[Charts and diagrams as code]
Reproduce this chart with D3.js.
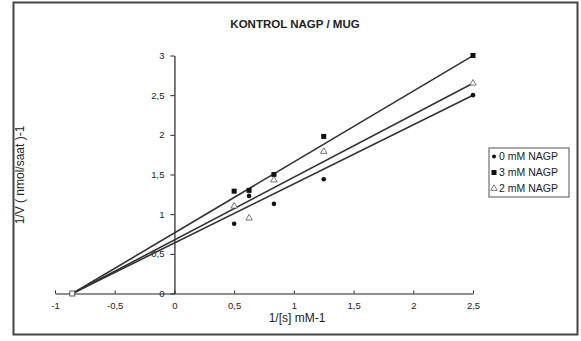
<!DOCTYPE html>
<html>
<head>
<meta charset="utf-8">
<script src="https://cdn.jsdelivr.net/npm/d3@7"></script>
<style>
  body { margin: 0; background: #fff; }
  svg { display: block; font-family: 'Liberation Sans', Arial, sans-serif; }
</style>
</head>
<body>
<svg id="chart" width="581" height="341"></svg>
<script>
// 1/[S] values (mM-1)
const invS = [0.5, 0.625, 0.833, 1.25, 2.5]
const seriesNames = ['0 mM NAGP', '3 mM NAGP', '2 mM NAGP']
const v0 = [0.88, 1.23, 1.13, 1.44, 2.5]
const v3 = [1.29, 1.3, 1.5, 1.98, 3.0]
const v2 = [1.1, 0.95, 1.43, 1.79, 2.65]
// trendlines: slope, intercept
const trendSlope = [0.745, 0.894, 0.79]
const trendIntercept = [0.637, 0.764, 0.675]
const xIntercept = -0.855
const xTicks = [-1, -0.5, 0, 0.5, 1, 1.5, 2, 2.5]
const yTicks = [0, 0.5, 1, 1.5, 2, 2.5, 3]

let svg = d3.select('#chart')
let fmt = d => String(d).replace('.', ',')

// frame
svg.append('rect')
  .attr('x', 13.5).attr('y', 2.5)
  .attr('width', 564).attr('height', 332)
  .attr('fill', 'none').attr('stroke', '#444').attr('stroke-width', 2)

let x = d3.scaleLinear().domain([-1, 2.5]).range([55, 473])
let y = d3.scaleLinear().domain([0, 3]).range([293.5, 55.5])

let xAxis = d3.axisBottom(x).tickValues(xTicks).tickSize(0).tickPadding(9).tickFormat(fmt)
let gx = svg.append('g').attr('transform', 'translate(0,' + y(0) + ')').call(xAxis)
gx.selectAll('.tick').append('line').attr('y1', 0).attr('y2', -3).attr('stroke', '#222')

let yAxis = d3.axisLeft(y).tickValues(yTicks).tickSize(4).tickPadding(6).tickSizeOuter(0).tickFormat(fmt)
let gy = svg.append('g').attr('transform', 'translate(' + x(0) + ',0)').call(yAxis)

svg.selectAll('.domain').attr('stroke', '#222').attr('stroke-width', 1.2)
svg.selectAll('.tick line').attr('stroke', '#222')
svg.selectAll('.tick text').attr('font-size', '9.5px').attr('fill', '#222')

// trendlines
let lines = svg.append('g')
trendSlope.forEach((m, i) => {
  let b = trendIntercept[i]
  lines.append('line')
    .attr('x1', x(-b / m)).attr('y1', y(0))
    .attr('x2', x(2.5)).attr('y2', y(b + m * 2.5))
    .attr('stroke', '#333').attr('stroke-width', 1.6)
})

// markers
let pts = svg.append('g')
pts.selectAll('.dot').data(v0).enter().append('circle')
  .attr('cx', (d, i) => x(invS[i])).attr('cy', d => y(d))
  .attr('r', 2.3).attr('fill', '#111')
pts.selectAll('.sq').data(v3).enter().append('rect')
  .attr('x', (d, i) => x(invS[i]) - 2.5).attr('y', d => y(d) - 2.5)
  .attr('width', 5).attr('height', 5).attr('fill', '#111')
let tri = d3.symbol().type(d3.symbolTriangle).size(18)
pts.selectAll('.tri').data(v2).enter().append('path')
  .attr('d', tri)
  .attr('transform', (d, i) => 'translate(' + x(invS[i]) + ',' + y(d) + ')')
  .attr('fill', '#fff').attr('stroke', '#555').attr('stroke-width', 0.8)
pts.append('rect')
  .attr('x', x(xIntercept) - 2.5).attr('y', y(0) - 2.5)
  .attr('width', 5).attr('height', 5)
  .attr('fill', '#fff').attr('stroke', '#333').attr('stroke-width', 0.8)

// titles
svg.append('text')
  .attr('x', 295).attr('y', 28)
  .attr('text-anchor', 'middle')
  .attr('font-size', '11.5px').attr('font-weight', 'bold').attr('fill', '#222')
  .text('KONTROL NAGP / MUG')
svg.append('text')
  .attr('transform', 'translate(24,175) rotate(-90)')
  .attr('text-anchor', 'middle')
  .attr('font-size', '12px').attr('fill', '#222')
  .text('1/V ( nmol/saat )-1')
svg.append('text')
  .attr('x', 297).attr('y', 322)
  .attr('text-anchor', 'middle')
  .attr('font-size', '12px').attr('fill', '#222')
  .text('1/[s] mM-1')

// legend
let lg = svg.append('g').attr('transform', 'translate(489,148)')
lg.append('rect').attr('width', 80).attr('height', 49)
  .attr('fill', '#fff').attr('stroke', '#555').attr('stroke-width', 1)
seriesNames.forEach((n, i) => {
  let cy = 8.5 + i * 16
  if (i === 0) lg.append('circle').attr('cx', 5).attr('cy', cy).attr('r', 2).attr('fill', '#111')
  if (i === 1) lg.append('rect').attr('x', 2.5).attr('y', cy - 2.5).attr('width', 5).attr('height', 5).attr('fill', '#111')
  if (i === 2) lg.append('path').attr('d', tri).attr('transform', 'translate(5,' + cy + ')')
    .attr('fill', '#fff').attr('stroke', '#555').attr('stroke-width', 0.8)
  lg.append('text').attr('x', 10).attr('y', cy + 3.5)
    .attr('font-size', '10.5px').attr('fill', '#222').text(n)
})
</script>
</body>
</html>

...

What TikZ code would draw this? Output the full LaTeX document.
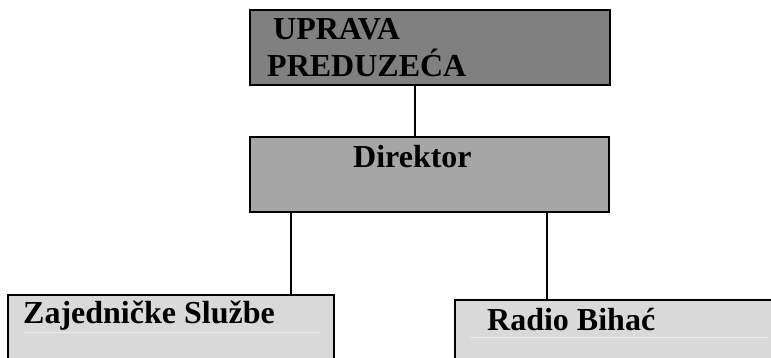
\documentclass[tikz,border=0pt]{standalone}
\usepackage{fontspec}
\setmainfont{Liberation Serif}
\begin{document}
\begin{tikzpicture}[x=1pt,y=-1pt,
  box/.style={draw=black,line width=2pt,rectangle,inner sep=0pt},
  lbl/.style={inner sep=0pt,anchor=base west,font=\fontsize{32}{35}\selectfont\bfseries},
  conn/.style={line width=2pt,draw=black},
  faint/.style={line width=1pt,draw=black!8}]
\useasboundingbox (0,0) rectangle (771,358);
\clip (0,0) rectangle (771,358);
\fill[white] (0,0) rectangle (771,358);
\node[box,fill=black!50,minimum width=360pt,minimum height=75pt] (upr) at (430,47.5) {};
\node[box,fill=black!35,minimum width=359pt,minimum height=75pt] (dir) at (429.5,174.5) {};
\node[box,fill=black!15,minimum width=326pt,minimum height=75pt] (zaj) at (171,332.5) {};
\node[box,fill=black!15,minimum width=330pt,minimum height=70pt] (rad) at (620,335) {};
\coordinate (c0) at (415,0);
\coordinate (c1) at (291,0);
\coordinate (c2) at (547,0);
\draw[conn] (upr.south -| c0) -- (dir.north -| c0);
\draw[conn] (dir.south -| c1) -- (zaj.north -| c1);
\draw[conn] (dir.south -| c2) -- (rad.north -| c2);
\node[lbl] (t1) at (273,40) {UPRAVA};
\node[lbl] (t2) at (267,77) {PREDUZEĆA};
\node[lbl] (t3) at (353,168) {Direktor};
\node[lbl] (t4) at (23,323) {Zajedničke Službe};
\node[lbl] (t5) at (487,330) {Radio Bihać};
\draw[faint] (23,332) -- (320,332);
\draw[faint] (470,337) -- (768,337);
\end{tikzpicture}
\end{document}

> [What is needed] Where a line in the material contains "draw", copy that line.

> [Response below]
What TikZ code would draw this? Output the full LaTeX document.
  box/.style={draw=black,line width=2pt,rectangle,inner sep=0pt},
  conn/.style={line width=2pt,draw=black},
  faint/.style={line width=1pt,draw=black!8}]
\draw[conn] (upr.south -| c0) -- (dir.north -| c0);
\draw[conn] (dir.south -| c1) -- (zaj.north -| c1);
\draw[conn] (dir.south -| c2) -- (rad.north -| c2);
\draw[faint] (23,332) -- (320,332);
\draw[faint] (470,337) -- (768,337);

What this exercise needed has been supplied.